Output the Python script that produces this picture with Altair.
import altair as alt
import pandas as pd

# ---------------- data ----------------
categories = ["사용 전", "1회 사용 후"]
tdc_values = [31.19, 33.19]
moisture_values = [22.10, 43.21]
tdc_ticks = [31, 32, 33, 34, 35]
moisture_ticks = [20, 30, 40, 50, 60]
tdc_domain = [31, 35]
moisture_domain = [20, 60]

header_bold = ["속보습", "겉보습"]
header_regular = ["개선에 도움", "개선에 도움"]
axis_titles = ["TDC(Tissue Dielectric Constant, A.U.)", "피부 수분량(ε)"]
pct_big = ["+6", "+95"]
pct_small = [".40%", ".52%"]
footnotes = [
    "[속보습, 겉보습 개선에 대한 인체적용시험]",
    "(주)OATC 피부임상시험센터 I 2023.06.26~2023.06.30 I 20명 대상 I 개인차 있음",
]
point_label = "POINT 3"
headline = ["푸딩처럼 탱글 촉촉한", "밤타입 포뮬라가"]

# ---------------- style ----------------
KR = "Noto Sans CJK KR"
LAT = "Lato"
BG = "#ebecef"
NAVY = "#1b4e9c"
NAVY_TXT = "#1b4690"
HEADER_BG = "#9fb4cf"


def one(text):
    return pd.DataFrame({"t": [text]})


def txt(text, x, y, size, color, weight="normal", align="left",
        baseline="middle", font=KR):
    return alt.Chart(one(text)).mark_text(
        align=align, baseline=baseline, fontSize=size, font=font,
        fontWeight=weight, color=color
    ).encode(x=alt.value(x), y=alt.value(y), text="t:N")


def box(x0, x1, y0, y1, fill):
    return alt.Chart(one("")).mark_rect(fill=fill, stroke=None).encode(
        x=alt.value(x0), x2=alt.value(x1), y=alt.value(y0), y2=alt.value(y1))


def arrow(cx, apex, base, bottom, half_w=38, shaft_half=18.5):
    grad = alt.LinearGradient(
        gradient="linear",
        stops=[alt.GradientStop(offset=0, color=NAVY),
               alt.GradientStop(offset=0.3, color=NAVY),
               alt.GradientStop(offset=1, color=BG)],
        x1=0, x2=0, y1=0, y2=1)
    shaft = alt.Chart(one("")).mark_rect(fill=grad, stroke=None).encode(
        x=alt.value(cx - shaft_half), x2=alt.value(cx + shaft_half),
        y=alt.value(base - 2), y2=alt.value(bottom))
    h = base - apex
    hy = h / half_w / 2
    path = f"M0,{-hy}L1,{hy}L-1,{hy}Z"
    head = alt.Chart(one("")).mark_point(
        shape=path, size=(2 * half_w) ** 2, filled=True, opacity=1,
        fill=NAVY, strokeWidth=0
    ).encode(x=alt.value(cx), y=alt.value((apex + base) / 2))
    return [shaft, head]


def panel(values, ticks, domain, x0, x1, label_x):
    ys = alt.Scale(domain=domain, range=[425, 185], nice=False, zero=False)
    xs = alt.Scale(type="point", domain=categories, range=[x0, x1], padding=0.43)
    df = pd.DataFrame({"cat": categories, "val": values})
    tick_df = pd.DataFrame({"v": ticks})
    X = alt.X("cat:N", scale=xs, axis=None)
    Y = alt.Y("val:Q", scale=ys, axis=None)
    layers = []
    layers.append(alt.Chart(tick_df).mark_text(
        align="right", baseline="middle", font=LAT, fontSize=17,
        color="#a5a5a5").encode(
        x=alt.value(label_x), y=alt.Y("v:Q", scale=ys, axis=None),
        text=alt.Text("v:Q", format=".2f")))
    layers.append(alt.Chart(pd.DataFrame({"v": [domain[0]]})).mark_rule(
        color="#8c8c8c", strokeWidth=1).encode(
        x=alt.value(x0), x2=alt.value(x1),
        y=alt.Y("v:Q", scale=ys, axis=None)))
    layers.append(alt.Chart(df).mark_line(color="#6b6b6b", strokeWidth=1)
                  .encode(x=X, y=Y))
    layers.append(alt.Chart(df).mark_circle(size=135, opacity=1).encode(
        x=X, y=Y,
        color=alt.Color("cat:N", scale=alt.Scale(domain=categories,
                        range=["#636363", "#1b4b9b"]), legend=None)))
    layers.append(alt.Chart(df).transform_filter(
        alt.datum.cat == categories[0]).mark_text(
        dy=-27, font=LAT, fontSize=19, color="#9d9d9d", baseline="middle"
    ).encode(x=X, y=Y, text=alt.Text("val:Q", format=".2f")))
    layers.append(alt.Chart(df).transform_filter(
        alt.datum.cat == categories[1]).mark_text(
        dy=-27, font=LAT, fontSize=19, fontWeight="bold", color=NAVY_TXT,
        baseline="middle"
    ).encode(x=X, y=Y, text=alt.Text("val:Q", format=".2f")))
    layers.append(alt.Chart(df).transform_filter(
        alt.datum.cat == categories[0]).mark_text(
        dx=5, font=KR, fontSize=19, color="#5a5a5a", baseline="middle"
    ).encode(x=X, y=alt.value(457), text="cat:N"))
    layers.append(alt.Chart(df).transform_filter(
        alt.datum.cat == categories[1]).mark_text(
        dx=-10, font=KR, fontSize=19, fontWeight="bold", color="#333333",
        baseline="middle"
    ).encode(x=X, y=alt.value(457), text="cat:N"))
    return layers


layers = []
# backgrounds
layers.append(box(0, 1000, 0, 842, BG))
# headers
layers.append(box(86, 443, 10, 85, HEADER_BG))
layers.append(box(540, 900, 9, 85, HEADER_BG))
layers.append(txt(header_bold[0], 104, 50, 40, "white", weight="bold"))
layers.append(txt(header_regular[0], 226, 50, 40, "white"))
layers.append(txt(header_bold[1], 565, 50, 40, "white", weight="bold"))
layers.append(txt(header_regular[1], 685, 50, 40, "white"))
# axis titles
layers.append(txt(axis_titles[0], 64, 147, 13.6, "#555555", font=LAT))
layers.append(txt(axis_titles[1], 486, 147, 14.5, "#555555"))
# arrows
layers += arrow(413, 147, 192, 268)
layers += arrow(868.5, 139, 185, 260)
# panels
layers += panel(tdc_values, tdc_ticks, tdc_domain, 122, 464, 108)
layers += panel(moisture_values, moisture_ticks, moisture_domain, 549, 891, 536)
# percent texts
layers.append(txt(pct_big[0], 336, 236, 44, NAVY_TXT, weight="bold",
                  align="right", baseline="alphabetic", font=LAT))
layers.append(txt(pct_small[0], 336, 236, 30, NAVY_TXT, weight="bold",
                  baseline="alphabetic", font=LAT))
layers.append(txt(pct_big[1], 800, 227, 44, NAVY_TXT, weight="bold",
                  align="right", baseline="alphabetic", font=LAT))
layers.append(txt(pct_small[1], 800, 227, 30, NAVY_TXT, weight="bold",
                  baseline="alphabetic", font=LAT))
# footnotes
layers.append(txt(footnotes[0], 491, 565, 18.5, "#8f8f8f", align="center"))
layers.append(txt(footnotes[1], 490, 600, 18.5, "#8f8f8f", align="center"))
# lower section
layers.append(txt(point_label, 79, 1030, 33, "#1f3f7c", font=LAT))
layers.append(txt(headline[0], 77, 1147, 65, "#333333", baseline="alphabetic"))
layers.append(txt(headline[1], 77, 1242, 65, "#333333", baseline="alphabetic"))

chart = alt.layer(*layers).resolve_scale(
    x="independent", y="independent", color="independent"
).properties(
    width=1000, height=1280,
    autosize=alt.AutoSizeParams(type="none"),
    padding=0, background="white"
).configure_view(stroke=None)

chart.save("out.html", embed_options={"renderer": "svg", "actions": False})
----
Exactly repeat the lines above, from the opening line through the one with "moisture_domain = [20, 60]", and include nothing else.

Output the Python script that produces this picture with Altair.
import altair as alt
import pandas as pd

# ---------------- data ----------------
categories = ["사용 전", "1회 사용 후"]
tdc_values = [31.19, 33.19]
moisture_values = [22.10, 43.21]
tdc_ticks = [31, 32, 33, 34, 35]
moisture_ticks = [20, 30, 40, 50, 60]
tdc_domain = [31, 35]
moisture_domain = [20, 60]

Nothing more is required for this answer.